I pointed to the water. “The stillness of the water caught my attention, so I’m trying to describe it with just three words.”
“Not a bad test. You write a lot?”
“I try.”
“What are you working on right now?”
“A screenplay,” I said.
I had been penning a screenplay. It was my my second attempt at completing something so difficult. Why? Well, a professor said I should. In college, Professor Wine proved the most difficult to pass, especially for writing. Your A paper got a C in his class. I mostly got C’s and D’s. Then I took his scriptwriting class. He pulled me aside and said, “Matt, this is what you should be doing.” And so I tried.
“Wow,” said Norman.
“Not a big deal,” I said. “I have no idea what I’m going to do with it when I’m finished.”
Norman rubbed his thin legs, so I slid over and we shared the bench. Old man and young man sat there staring out over the boat slips and chatting. “Sell it.”
“Not that easy,” I said.
“Never is.” We were silent for a minute. “What do you want to do?”
“What do you mean?”
“Do you want to write? Do you want to be a marina mechanic? What do you want to do?”
“I want to write,” I said, “I’m just not sure how to get there.”
He leaned over and smiled at me. His sagging skin stretched happily across his face. “Well, you helped out the right guy yesterday. If you have the passion, I can help you out. Send me your screenplay. Even just a part.”
“I’m still editing -”
“Doesn’t matter. And meet me tomorrow morning at The Cottage. They open at five. Meet at five-thirty”
“The Cottage?”
He stood up. “Little place in Point Beach. It’s over the bridge by the inlet.”
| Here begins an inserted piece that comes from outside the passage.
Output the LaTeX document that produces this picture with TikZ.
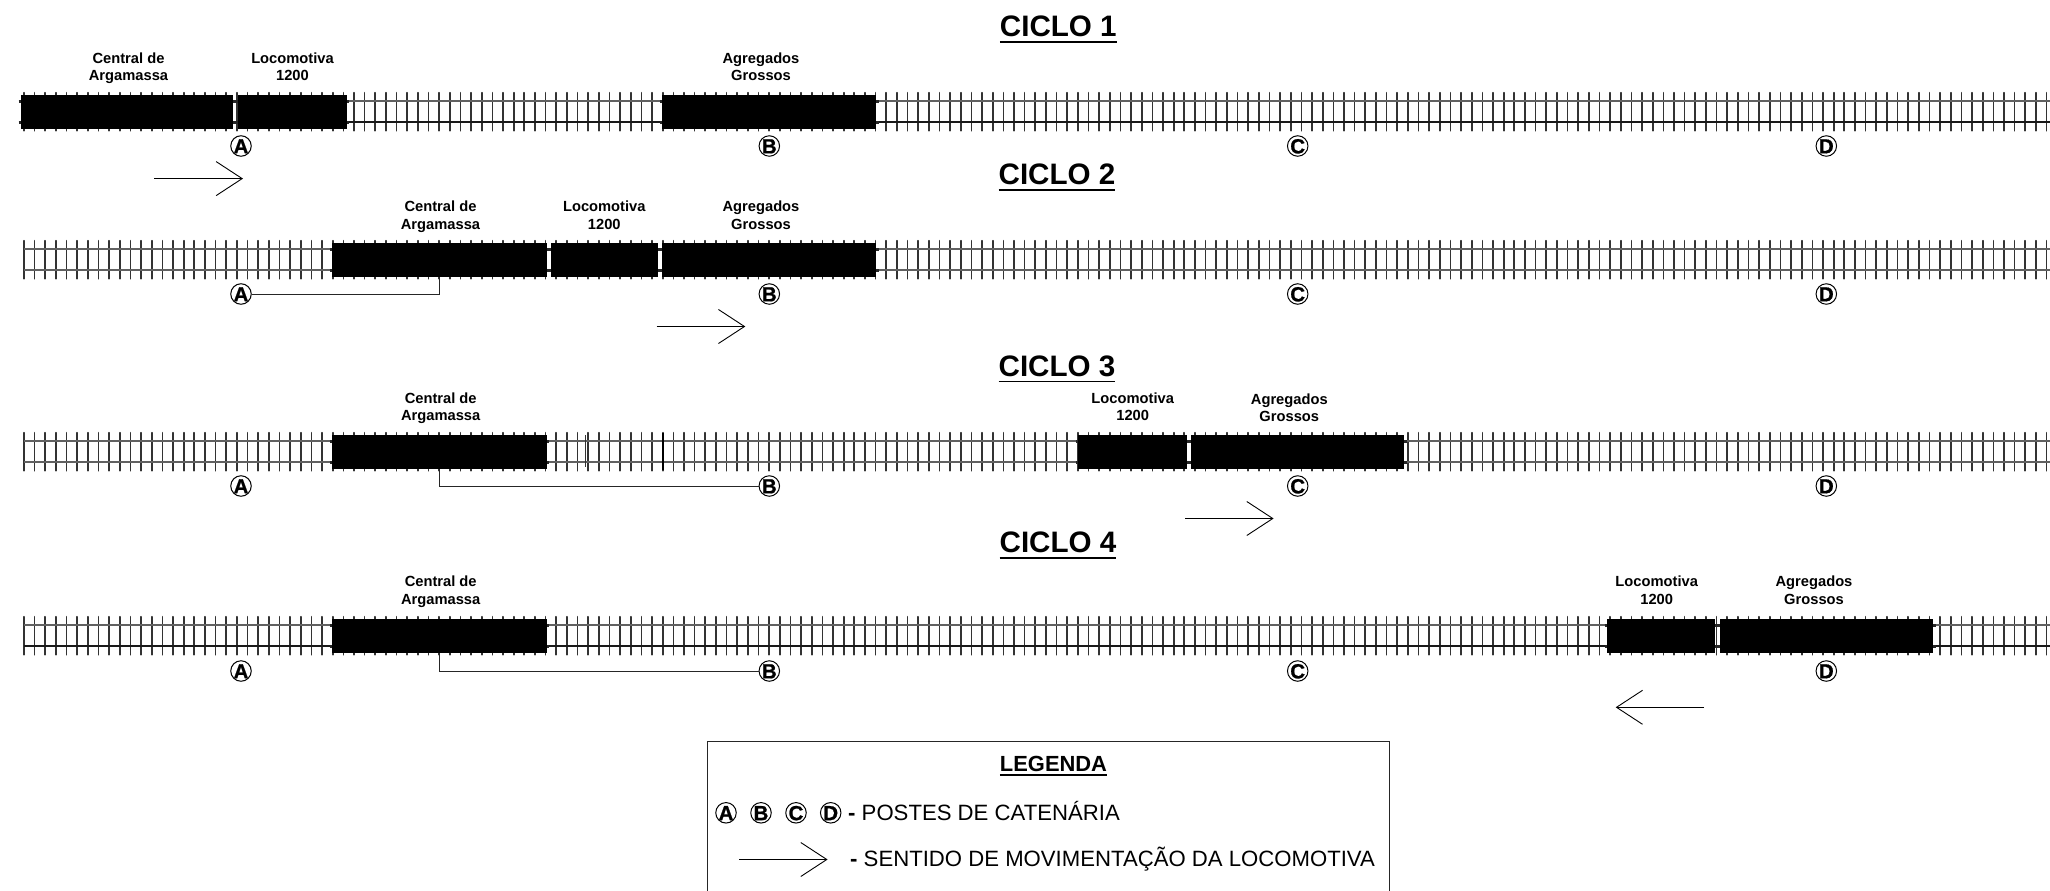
\documentclass[tikz,border=0pt]{standalone}
\usepackage{fontspec}
\setmainfont{Liberation Sans}
\newfontface\postfont{Liberation Sans Bold}[FakeBold=1]
\usetikzlibrary{arrows.meta}
\newsavebox{\ulsave}
\newcommand{\myul}[3]{\sbox{\ulsave}{#3}\leavevmode\rlap{\rule[-#1pt]{\wd\ulsave}{#2pt}}\usebox{\ulsave}}
\newcommand{\pz}[1]{\fontsize{#1pt}{#1pt}\selectfont}
\newcommand{\cl}[1]{\makebox[0pt]{\raisebox{-.36em}[0pt][0pt]{#1}}}
\tikzset{
  x=1pt,y=-1pt,
  tie/.style={line width=1.7pt,draw=black!80,line cap=round},
  railgrey/.style={line width=1.5pt,draw=black!62},
  railblack/.style={line width=1.2pt,draw=black!90},
  blk/.style={fill=black,draw=none,inner sep=0pt,minimum height=33.5pt,anchor=north west,rectangle},
  nub/.style={line width=3pt,draw=black!85},
  lab/.style={font=\bfseries\fontsize{14.7pt}{17.5pt}\selectfont,align=center,inner sep=0pt,anchor=base},
  ttl/.style={font=\bfseries\pz{29.6},inner sep=0pt,anchor=base},
  post/.style={circle,draw=black,line width=1pt,minimum size=20.5pt,inner sep=0pt,font=\postfont\pz{20.5}},
  conn/.style={draw=black!85,line width=1pt},
  mov/.style={draw=black,line width=.9pt,-{Straight Barb[length=26pt,width=34pt,line width=.9pt]}},
  lgd/.style={font=\pz{22.15},inner sep=0pt,anchor=base west},
}
\newcommand{\track}[4]{% top, start x, top rail style, bottom rail style
  \foreach \k in {0,...,190}{
    \draw[tie] ({24+10.645*\k},#1-2.3) -- ({24+10.645*\k},#1+35.7);
  }
  \draw[#3] (#2,#1+6) -- (2050,#1+6);
  \draw[#4] (#2,#1+27) -- (2050,#1+27);
}
\newcommand{\blkn}[4]{% name, x1, x2, top
  \draw[nub] (#2-2.5,#4+6) -- (#3+2.5,#4+6);
  \draw[nub] (#2-2.5,#4+27) -- (#3+2.5,#4+27);
  \node[blk,minimum width={(#3-#2)*1pt}] (#1) at (#2,#4) {};
}
\begin{document}
\begin{tikzpicture}
\useasboundingbox[fill=white] (0,0) rectangle (2050,891);

% titles
\node[ttl] (t1) at (1058.3,36.8) {\myul{6}{1.3}{CICLO 1}};
\node[ttl] (t2) at (1057,184.5) {\myul{6}{1.3}{CICLO 2}};
\node[ttl] (t3) at (1057,376) {\myul{6}{1.3}{CICLO 3}};
\node[ttl] (t4) at (1058,552.5) {\myul{6}{1.3}{CICLO 4}};

% tracks
\track{95}{19}{railgrey}{railblack}
\track{243}{24}{railgrey}{railgrey}
\track{435}{24}{railgrey}{railgrey}
\track{619}{24}{railgrey}{railblack}
\draw[line width=1pt,draw=black!80] (585,435) -- (585,467);
\draw[line width=1.6pt,draw=black] (662.7,433) -- (662.7,470);

% ciclo 1
\blkn{cen1}{21}{233}{95}
\blkn{loc1}{237.5}{346.5}{95}
\blkn{agr1}{662}{876}{95}
\node[lab] (lc1) at (128.5,81) {Central de\\Argamassa};
\node[lab] (ll1) at (292.5,81) {Locomotiva\\1200};
\node[lab] (la1) at (761,81) {Agregados\\Grossos};
% ciclo 2
\blkn{cen2}{332}{546.5}{243}
\blkn{loc2}{550.5}{657.5}{243}
\blkn{agr2}{662}{876}{243}
\node[lab] (lc2) at (440.5,229) {Central de\\Argamassa};
\node[lab] (ll2) at (604.3,229) {Locomotiva\\1200};
\node[lab] (la2) at (761,229) {Agregados\\Grossos};
% ciclo 3
\blkn{cen3}{332}{546.5}{435}
\blkn{loc3}{1078}{1186.5}{435}
\blkn{agr3}{1191}{1404}{435}
\node[lab] (lc3) at (440.7,420.5) {Central de\\Argamassa};
\node[lab] (ll3) at (1132.7,420.5) {Locomotiva\\1200};
\node[lab] (la3) at (1289.3,421.5) {Agregados\\Grossos};
% ciclo 4
\blkn{cen4}{332}{546.5}{619}
\blkn{loc4}{1607}{1715}{619}
\blkn{agr4}{1719.5}{1933}{619}
\node[lab] (lc4) at (440.7,604) {Central de\\Argamassa};
\node[lab] (ll4) at (1656.7,604) {Locomotiva\\1200};
\node[lab] (la4) at (1814,604) {Agregados\\Grossos};

% posts
\foreach \r/\y in {1/146,2/294,3/486,4/671}{
  \node[post] (a\r) at (241,\y) {\cl{A}};
  \node[post] (b\r) at (769.3,\y) {\cl{B}};
  \node[post] (c\r) at (1297.7,\y) {\cl{C}};
  \node[post] (d\r) at (1826.3,\y) {\cl{D}};
}

% connectors to posts
\draw[conn] (a2.east) -| (cen2.south);
\draw[conn] (b3.west) -| (cen3.south);
\draw[conn] (b4.west) -| (cen4.south);

% movement arrows
\coordinate (m1s) at (154.3,178.6); \coordinate (m1e) at (243,178.6);
\coordinate (m2s) at (656.7,326.5);   \coordinate (m2e) at (745.3,326.5);
\coordinate (m3s) at (1185,518.5);  \coordinate (m3e) at (1273.6,518.5);
\coordinate (m4s) at (1704,707.3);  \coordinate (m4e) at (1615.7,707.3);
\draw[mov] (m1s) -- (m1e);
\draw[mov] (m2s) -- (m2e);
\draw[mov] (m3s) -- (m3e);
\draw[mov] (m4s) -- (m4e);

% legend
\draw[line width=1pt,draw=black!85] (707.3,891) -- (707.3,741.2) -- (1389.7,741.2) -- (1389.7,891);
\node[font=\bfseries\pz{21.9},inner sep=0pt,anchor=base] (lg) at (1053.5,771) {\myul{4.5}{1.2}{LEGENDA}};
\node[post] (la) at (726,812.8) {\cl{A}};
\node[post] (lb) at (761,812.8) {\cl{B}};
\node[post] (lc) at (796,812.8) {\cl{C}};
\node[post] (ld) at (830.7,812.8) {\cl{D}};
\node[lgd] (lt1) at (848,820.2) {\textbf{-} POSTES DE CATENÁRIA};
\coordinate (m5s) at (739.3,859.5); \coordinate (m5e) at (827.6,859.5);
\draw[mov] (m5s) -- (m5e);
\node[lgd] (lt2) at (850,866.6) {\textbf{-} SENTIDO DE MOVIMENTAÇÃO DA LOCOMOTIVA};
\end{tikzpicture}
\end{document}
I stood up. I had to head to Marlin’s Cafe for my next shift. “The Cottage.” I put out my hand out this time and we shook. “Five-thirty tomorrow morning.” I ran to my truck and left him there behind me. I was excited as hell. My first break. It wasn’t until later that night that I started to doubt the old man. What could he have to offer? Was he just a cook?
I didn’t care. I showered off the day’s filth, fixed, a section of my screenplay, set my alarm, and passed out believing my dream was within reach.